The longer a fault stays quiet, the more stress it can accumulate. When release finally comes, it tends to be sudden and powerful. This pattern makes silent faults particularly treacherous because they offer few warning signs before a major event occurs.
Learning from Past Mistakes
History offers sobering lessons about ignoring geological warnings. In 2011, Japan’s Tohoku earthquake caught many by surprise despite sitting in a known earthquake zone. The magnitude 9.0 quake triggered a tsunami that killed thousands and caused the Fukushima nuclear disaster. Scientists had warned about the possibility, but preparations proved inadequate.
Closer to home, the 1964 Alaska earthquake—magnitude 9.2—remains the most powerful ever recorded in North America. It devastated Anchorage and coastal communities, causing widespread destruction. That event taught engineers valuable lessons about building in seismically active regions.

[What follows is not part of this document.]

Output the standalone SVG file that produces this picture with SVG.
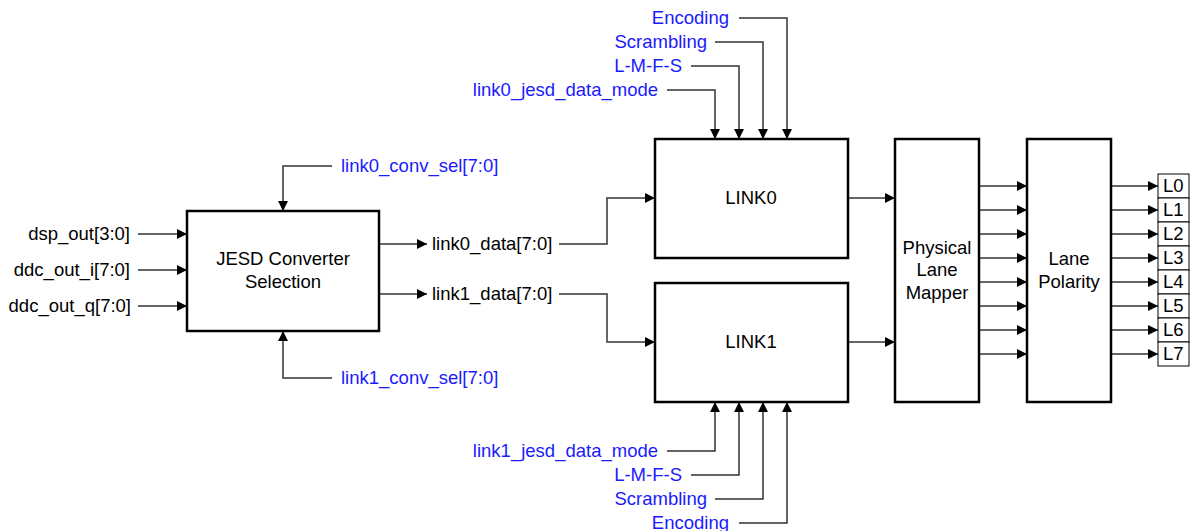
<svg xmlns="http://www.w3.org/2000/svg" width="1190" height="531" viewBox="0 0 1190 531">
<style>
.box{fill:#fff;stroke:#000;stroke-width:2.5}
.lbl{fill:#fff;stroke:#000;stroke-width:1}
.w{fill:none;stroke:#333;stroke-width:1.5}
.wa{fill:none;stroke:#333;stroke-width:1.5;marker-end:url(#ah)}
text{font-family:"Liberation Sans",Arial,sans-serif;font-size:18.5px}
.k{fill:#000}
.b{fill:#1a1aff}
.m{text-anchor:middle}
.e{text-anchor:end}
</style>
<defs>
<marker id="ah" viewBox="0 0 10 10" refX="10" refY="5" markerWidth="10" markerHeight="10" markerUnits="userSpaceOnUse" orient="auto">
<path d="M0,0 L10,5 L0,10 Z" fill="#000"/>
</marker>
</defs>
<g id="connectors">
<path class="wa" d="M138,234 H187"/>
<path class="wa" d="M138,270 H187"/>
<path class="wa" d="M138,306 H187"/>
<path class="wa" d="M332,166 H283 V211"/>
<path class="wa" d="M332,378 H283 V331"/>
<path class="wa" d="M379,244 H427"/>
<path class="wa" d="M379,294 H427"/>
<path class="wa" d="M559,244 H607 V198 H655"/>
<path class="wa" d="M559,294 H607 V342 H655"/>
<path class="wa" d="M667,90 H715 V139"/>
<path class="wa" d="M691,66 H739 V139"/>
<path class="wa" d="M715,42 H763 V139"/>
<path class="wa" d="M739,18 H787 V139"/>
<path class="wa" d="M667,451 H715 V402"/>
<path class="wa" d="M691,475 H739 V402"/>
<path class="wa" d="M715,499 H763 V402"/>
<path class="wa" d="M739,523 H787 V402"/>
<path class="wa" d="M848,198 H895"/>
<path class="wa" d="M848,342 H895"/>
<path class="wa" d="M979,186 H1027"/>
<path class="wa" d="M979,210 H1027"/>
<path class="wa" d="M979,234 H1027"/>
<path class="wa" d="M979,258 H1027"/>
<path class="wa" d="M979,282 H1027"/>
<path class="wa" d="M979,306 H1027"/>
<path class="wa" d="M979,330 H1027"/>
<path class="wa" d="M979,354 H1027"/>
<path class="wa" d="M1111,186 H1158"/>
<path class="wa" d="M1111,210 H1158"/>
<path class="wa" d="M1111,234 H1158"/>
<path class="wa" d="M1111,258 H1158"/>
<path class="wa" d="M1111,282 H1158"/>
<path class="wa" d="M1111,306 H1158"/>
<path class="wa" d="M1111,330 H1158"/>
<path class="wa" d="M1111,354 H1158"/>
</g>
<g id="inputs">
<text class="k e" x="130" y="240">dsp_out[3:0]</text>
<text class="k e" x="130" y="276">ddc_out_i[7:0]</text>
<text class="k e" x="131" y="312">ddc_out_q[7:0]</text>
</g>
<g id="jesd">
<rect class="box" x="187" y="211" width="192" height="120"/>
<text class="k m" x="283" y="265">JESD Converter</text>
<text class="k m" x="283" y="288">Selection</text>
</g>
<g id="conv-sel">
<text class="b" x="341" y="172">link0_conv_sel[7:0]</text>
<text class="b" x="341" y="384">link1_conv_sel[7:0]</text>
</g>
<g id="data-labels">
<text class="k" x="432" y="250">link0_data[7:0]</text>
<text class="k" x="432" y="300">link1_data[7:0]</text>
</g>
<g id="link0-params">
<text class="b e" x="658" y="96">link0_jesd_data_mode</text>
<text class="b e" x="682" y="72">L-M-F-S</text>
<text class="b e" x="707" y="48">Scrambling</text>
<text class="b e" x="729" y="24">Encoding</text>
</g>
<g id="link1-params">
<text class="b e" x="658" y="457">link1_jesd_data_mode</text>
<text class="b e" x="682" y="481">L-M-F-S</text>
<text class="b e" x="707" y="505">Scrambling</text>
<text class="b e" x="729" y="529">Encoding</text>
</g>
<g id="link0">
<rect class="box" x="655" y="139" width="193" height="119"/>
<text class="k m" x="751" y="204">LINK0</text>
</g>
<g id="link1">
<rect class="box" x="655" y="283" width="193" height="119"/>
<text class="k m" x="751" y="348">LINK1</text>
</g>
<g id="plm">
<rect class="box" x="895" y="139" width="84" height="263"/>
<text class="k m" x="937" y="254">Physical</text>
<text class="k m" x="937" y="276">Lane</text>
<text class="k m" x="937" y="299">Mapper</text>
</g>
<g id="polarity">
<rect class="box" x="1027" y="139" width="84" height="263"/>
<text class="k m" x="1069" y="265">Lane</text>
<text class="k m" x="1069" y="288">Polarity</text>
</g>
<g id="lanes">
<rect class="lbl" x="1158" y="174" width="31" height="24"/>
<rect class="lbl" x="1158" y="198" width="31" height="24"/>
<rect class="lbl" x="1158" y="222" width="31" height="24"/>
<rect class="lbl" x="1158" y="246" width="31" height="24"/>
<rect class="lbl" x="1158" y="270" width="31" height="24"/>
<rect class="lbl" x="1158" y="294" width="31" height="24"/>
<rect class="lbl" x="1158" y="318" width="31" height="24"/>
<rect class="lbl" x="1158" y="342" width="31" height="24"/>
<text class="k" x="1163" y="192">L0</text>
<text class="k" x="1163" y="216">L1</text>
<text class="k" x="1163" y="240">L2</text>
<text class="k" x="1163" y="264">L3</text>
<text class="k" x="1163" y="288">L4</text>
<text class="k" x="1163" y="312">L5</text>
<text class="k" x="1163" y="336">L6</text>
<text class="k" x="1163" y="360">L7</text>
</g>
</svg>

The Tintina Fault presents an opportunity to get ahead of disaster rather than react to it. By taking warnings seriously now, communities can retrofit buildings, strengthen pipelines, and develop evacuation plans before the ground starts shaking.
What Happens Next
So what should happen now that scientists have raised the alarm? First, seismic monitoring networks need significant expansion throughout the fault zone. Currently, the remote regions along Tintina have far fewer sensors than more populated areas, creating dangerous blind spots in our understanding.
Government agencies must update their hazard maps and building codes to reflect this new risk assessment. Engineers should evaluate critical infrastructure like the Trans-Alaska Pipeline for earthquake resilience. Communities need education programs so residents understand what to do when shaking starts.
Perhaps most importantly, funding must follow the science. Research into the Tintina Fault remains underfunded compared to more famous geological features. By investing in understanding this threat now, we can potentially save lives and billions of dollars when the inevitable earthquake eventually arrives.